The Vrathean, a carnivorous leviathan native to the planet, attacks Ventress and Omega while the former is trying to teach the latter how to commune with nature through the Force, which is pretty ironic when you think about it. This thing is suitably horrifying and makes for a nice action sequence when the Bad Batch tries to shoot it from the Marauder and Ventress slices a couple of its tentacles off, but the scene takes a softer turn. Ventress ends up connecting to the creature through the Force and settling it down that way, somewhat uncharacteristically for a former Separatist assassin.

Star Wars: The Bad Batch Season 3 Episode 9 ends with a suggestion that Ventress might be lying

The big question after all this is whether or not Ventress is lying, either directly or by omission. She doesn’t say outright that Omega is not Force-sensitive, just that she doesn’t have a high M-Count. The former could still be true, and reading between the lines, it’s obvious that having Ventress calm the Vrathean the way Omega would – Batcher is right there as an example – was intended to draw a very explicit parallel.

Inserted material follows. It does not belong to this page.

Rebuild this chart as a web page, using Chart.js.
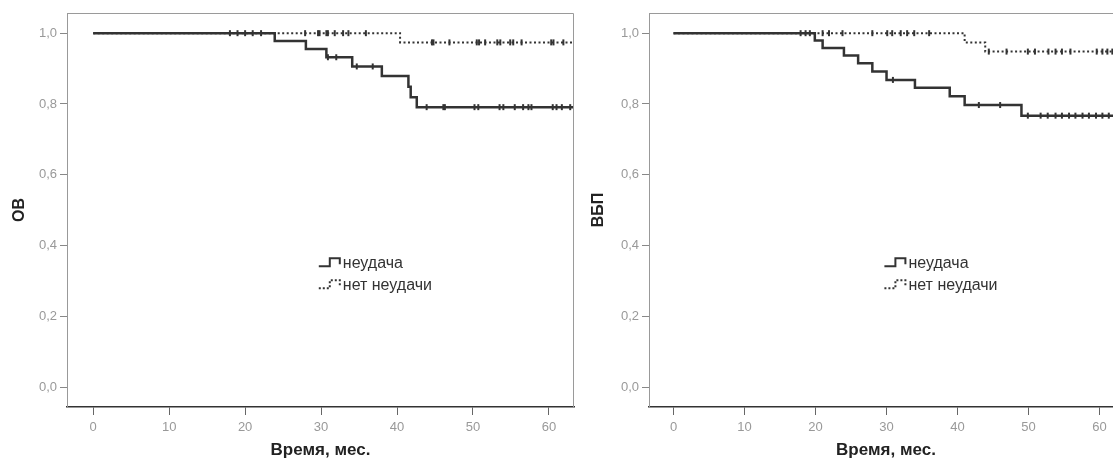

Either way, it seems fairly obvious that Ventress knows something that she isn’t letting on, which is obvious in her ominous warning that Clone Force 99 should leave Pabu since they “aren’t as safe as they think they are.” The definition of harbinger remains the same – “a person or thing that announces or signals the approach of another” – and if that’s the case, then Ventress could be the least of Clone Force 99’s problems.